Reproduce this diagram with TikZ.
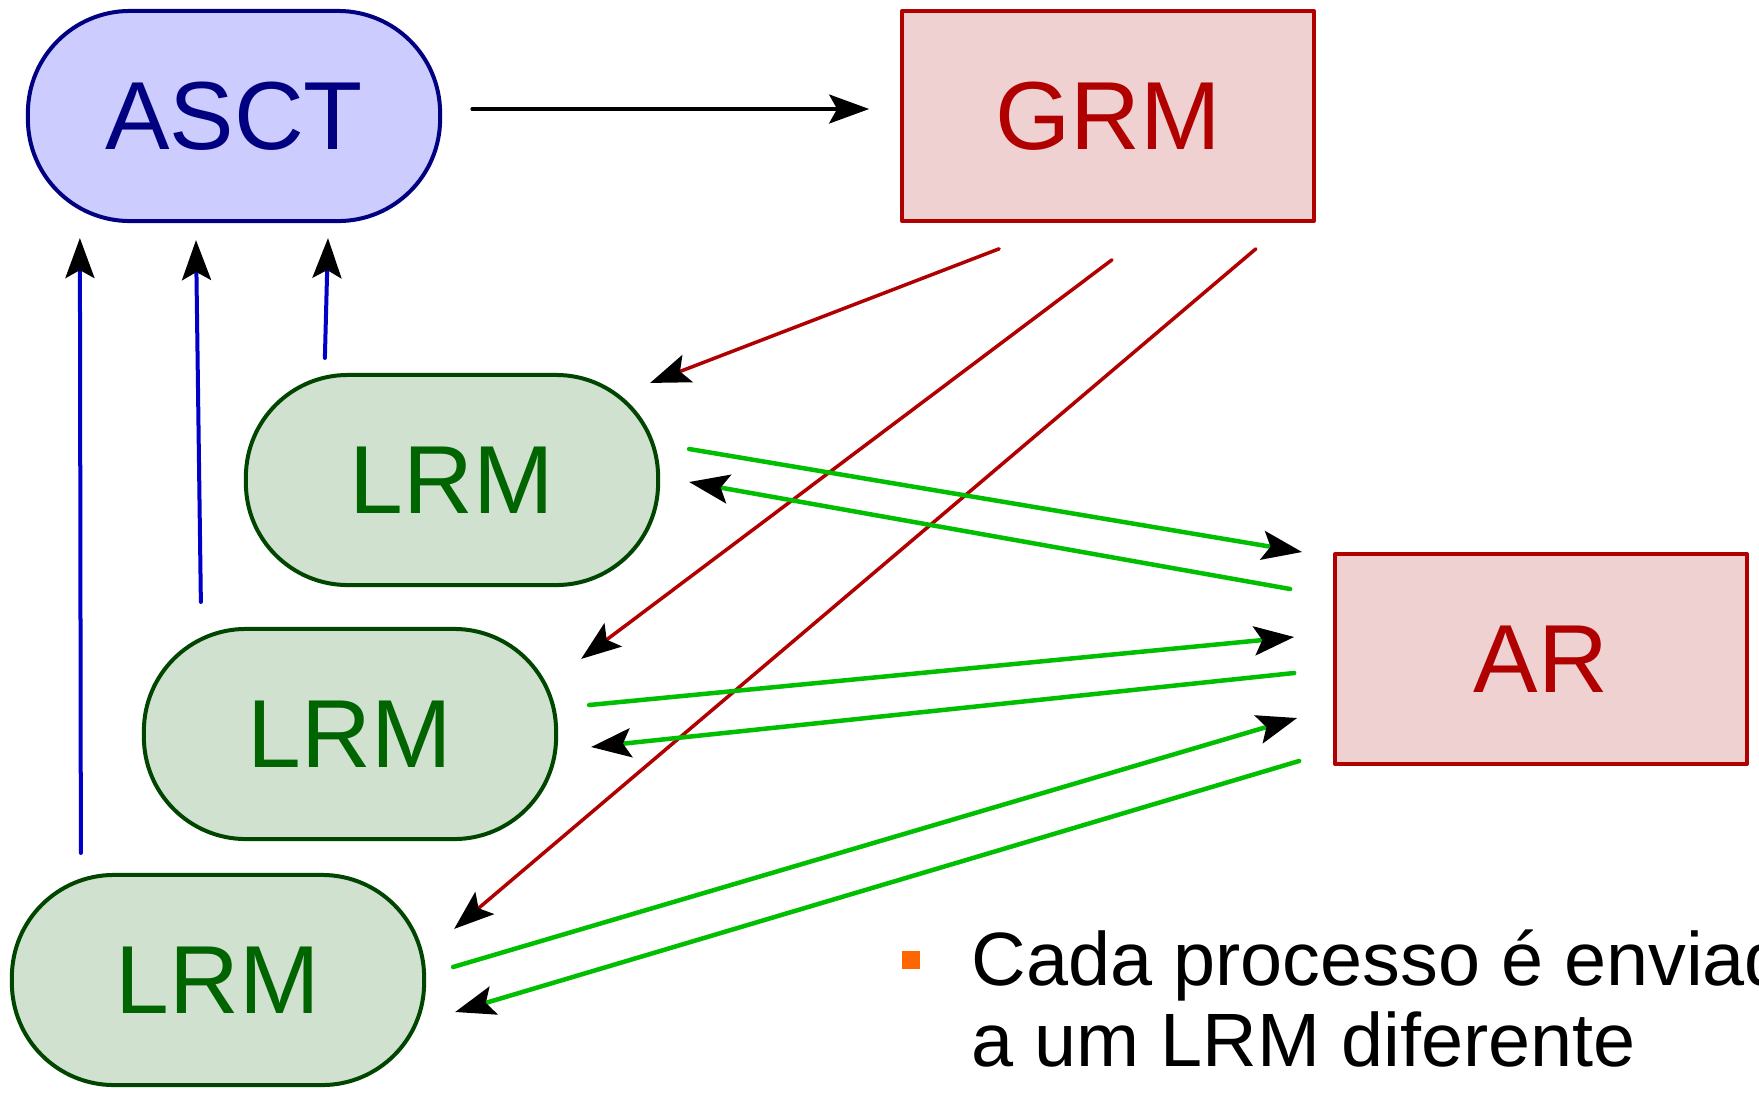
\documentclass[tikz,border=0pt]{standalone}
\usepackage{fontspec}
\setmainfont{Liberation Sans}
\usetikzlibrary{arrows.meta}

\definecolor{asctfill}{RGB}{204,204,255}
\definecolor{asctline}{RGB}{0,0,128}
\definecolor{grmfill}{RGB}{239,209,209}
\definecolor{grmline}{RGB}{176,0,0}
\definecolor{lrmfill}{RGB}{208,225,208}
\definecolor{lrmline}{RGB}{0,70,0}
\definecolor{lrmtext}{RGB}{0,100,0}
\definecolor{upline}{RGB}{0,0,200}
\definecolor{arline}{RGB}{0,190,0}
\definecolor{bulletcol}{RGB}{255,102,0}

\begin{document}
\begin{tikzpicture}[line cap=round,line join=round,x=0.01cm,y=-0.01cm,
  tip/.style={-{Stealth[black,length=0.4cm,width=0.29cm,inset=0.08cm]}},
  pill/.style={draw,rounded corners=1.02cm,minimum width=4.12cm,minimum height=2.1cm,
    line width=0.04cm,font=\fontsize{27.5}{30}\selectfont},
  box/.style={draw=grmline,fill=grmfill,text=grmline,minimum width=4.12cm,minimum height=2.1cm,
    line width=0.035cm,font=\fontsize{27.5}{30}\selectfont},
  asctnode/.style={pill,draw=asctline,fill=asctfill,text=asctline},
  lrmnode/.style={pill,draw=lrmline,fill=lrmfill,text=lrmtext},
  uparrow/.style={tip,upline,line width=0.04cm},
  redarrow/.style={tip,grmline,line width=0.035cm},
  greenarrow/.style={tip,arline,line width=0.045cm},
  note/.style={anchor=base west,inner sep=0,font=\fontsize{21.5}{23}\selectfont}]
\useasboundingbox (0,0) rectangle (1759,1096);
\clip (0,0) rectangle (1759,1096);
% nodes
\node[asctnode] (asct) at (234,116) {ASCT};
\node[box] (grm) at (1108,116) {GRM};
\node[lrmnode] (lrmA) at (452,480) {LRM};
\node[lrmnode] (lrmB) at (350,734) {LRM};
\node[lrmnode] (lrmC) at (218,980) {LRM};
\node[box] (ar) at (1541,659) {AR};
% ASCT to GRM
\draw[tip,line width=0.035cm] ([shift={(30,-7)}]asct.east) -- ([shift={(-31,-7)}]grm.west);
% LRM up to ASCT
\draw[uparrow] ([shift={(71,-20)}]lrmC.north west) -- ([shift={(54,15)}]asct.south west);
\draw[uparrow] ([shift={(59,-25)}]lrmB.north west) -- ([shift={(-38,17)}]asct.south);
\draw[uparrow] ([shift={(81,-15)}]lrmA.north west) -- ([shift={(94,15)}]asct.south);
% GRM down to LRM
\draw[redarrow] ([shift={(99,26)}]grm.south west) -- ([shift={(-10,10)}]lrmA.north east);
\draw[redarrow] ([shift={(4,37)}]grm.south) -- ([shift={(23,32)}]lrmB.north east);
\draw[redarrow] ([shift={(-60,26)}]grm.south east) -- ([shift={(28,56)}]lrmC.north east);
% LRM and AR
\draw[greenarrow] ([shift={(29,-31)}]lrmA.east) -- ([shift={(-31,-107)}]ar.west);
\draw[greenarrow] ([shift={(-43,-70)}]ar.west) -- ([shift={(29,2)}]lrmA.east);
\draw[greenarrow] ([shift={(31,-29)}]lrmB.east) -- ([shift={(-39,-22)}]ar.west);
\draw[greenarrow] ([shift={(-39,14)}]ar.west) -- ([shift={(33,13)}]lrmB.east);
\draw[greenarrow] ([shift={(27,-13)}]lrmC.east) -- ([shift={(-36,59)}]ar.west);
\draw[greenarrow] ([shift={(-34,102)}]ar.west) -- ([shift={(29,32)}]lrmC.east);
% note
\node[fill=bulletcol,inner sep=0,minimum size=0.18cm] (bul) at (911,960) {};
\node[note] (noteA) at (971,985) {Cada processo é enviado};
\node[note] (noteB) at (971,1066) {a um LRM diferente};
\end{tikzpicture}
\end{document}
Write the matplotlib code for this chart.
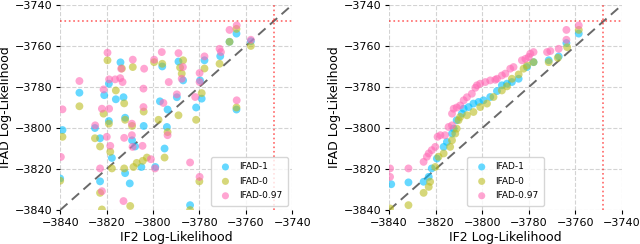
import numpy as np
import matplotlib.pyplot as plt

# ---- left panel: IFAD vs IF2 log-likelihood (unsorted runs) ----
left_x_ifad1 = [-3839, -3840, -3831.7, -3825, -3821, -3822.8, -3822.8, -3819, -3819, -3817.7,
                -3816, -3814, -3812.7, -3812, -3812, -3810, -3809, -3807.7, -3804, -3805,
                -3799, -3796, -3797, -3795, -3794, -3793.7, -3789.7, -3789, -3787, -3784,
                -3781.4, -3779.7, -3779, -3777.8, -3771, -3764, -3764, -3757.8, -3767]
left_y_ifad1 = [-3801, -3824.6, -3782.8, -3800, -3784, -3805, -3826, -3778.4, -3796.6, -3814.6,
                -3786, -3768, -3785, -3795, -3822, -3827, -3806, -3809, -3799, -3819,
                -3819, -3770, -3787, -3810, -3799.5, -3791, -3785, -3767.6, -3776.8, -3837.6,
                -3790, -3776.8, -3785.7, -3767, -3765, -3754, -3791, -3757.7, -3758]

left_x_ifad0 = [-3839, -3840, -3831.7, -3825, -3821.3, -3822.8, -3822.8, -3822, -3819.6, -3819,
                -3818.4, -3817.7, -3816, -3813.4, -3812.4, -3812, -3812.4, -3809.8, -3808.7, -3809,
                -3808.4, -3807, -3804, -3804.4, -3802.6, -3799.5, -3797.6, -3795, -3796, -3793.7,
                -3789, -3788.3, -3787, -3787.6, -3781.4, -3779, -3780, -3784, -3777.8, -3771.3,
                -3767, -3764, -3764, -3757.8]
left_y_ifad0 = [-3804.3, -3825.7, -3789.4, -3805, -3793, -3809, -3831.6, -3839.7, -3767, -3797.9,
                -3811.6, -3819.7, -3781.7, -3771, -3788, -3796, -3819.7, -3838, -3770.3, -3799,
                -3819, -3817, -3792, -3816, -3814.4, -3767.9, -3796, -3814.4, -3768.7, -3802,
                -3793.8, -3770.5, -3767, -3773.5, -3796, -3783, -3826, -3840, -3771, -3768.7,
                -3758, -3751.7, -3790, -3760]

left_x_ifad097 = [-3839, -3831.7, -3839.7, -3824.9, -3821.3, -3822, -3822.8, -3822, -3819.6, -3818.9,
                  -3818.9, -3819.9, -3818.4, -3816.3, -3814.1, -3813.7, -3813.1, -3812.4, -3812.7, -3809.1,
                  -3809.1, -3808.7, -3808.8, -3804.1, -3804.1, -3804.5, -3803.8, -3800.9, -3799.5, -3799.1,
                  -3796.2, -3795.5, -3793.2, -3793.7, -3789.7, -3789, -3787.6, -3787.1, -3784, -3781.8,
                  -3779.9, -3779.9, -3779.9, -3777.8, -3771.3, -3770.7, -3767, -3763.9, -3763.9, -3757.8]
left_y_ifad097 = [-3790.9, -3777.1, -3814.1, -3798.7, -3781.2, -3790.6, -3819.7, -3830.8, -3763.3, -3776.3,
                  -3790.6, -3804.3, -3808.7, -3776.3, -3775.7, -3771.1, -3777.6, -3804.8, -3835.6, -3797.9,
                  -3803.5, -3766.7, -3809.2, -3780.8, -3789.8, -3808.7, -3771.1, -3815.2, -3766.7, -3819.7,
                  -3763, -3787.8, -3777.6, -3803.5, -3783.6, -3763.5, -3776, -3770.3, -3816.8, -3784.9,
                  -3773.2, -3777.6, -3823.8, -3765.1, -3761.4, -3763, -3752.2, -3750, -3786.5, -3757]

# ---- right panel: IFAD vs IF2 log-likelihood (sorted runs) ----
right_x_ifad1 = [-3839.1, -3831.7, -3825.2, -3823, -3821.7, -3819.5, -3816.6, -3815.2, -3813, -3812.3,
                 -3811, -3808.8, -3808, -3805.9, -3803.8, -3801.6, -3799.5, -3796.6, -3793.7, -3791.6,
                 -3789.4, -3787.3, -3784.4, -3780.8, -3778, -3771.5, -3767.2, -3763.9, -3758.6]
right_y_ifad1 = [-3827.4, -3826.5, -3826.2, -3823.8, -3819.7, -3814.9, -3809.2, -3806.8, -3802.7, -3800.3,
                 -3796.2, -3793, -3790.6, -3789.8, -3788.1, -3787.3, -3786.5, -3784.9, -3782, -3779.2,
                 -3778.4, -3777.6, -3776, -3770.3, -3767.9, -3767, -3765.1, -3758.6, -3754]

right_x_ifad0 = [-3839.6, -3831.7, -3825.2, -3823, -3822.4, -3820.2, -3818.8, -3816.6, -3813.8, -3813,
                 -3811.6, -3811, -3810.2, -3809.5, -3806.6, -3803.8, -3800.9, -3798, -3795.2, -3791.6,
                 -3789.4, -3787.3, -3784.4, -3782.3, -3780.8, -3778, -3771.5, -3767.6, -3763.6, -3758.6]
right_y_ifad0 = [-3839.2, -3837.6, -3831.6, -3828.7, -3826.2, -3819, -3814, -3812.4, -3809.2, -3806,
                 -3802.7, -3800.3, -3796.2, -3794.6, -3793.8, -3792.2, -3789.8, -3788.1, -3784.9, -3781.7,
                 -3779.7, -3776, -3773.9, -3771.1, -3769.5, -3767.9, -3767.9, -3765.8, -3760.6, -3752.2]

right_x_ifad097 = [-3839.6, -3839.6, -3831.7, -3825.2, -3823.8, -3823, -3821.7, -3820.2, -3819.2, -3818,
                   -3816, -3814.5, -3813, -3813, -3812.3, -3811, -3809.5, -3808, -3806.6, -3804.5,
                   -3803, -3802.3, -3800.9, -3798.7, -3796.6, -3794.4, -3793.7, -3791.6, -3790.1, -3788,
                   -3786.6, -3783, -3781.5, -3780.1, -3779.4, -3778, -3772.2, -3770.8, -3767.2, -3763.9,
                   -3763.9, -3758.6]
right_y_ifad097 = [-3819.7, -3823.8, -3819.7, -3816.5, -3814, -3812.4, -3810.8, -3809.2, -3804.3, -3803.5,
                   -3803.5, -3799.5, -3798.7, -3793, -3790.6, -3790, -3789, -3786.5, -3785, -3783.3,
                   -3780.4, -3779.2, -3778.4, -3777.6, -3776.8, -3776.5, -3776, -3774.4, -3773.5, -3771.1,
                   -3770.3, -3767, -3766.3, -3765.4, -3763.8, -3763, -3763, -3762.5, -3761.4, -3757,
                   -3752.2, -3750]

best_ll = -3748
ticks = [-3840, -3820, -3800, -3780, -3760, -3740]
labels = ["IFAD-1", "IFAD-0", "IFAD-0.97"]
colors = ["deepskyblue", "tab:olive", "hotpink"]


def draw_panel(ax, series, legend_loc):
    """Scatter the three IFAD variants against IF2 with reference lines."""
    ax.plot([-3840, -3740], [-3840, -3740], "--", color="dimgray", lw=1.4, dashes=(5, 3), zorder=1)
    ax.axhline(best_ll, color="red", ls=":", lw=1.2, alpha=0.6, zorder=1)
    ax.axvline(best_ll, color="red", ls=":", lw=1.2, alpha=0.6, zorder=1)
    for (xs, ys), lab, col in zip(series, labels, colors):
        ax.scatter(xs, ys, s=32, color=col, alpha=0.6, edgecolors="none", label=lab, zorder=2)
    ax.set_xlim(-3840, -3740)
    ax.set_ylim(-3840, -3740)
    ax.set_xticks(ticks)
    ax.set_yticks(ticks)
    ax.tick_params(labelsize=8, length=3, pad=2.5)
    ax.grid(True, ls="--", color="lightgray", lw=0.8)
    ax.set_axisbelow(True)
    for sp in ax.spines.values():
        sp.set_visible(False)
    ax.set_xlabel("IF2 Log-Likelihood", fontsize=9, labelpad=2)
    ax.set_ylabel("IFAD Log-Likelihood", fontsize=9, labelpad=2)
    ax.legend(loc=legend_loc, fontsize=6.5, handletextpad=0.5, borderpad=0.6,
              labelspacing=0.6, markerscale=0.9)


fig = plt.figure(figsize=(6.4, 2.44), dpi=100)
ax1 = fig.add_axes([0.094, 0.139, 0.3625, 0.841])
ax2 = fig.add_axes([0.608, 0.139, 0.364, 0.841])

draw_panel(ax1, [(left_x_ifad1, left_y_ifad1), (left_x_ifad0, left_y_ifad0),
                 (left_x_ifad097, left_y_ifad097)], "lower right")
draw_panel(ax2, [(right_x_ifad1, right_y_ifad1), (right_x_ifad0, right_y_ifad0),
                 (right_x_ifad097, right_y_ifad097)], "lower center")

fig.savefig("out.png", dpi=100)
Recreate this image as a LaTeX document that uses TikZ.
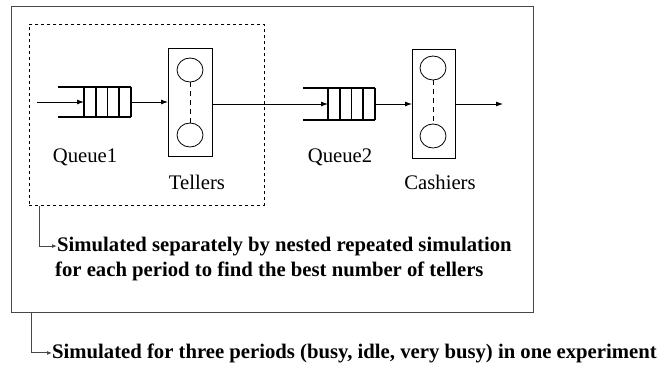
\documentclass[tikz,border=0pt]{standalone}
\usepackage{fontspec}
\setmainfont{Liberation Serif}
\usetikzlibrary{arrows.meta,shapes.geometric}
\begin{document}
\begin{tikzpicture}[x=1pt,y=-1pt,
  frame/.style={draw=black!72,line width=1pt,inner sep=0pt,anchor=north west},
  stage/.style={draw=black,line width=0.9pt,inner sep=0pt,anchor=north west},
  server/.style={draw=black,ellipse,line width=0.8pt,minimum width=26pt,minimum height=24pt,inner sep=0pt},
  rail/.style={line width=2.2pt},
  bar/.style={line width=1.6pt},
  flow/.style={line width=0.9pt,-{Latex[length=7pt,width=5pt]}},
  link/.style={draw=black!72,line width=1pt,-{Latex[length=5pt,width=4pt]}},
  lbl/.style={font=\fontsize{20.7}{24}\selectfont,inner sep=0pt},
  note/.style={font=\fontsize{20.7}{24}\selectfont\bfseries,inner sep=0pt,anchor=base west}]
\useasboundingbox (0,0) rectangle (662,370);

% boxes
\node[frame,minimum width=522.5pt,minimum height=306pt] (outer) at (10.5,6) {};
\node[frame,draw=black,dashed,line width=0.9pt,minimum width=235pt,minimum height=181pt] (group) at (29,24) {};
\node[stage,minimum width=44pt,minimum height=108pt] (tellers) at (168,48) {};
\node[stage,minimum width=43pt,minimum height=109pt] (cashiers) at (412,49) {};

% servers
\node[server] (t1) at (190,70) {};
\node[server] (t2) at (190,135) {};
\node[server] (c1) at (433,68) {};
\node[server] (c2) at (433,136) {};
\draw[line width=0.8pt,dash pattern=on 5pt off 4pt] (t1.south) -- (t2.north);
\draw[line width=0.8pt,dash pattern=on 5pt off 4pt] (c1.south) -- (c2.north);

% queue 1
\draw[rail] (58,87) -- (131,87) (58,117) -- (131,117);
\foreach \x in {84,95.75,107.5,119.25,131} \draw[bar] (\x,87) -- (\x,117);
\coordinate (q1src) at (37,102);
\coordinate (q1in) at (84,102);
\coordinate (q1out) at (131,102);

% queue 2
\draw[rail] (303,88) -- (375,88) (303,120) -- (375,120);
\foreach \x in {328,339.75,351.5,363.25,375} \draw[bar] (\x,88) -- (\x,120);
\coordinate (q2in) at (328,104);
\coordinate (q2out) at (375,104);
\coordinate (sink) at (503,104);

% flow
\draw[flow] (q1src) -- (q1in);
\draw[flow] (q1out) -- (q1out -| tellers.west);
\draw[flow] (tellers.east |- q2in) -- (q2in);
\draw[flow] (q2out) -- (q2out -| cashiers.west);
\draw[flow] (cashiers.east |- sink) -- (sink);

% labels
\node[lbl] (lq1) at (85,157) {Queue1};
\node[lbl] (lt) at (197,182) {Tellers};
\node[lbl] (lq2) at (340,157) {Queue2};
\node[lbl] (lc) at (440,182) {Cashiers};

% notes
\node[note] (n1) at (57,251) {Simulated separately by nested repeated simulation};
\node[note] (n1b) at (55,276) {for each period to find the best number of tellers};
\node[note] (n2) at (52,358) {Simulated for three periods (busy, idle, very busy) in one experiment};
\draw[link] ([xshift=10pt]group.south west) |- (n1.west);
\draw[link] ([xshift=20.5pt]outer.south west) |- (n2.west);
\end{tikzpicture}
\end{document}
──────────
• [PROMPT]
Copy every line of the listing containing the string "with".

• [EXERCISE RESULT]
Reproduce this diagram with TikZ.
    """Scatter the three IFAD variants against IF2 with reference lines."""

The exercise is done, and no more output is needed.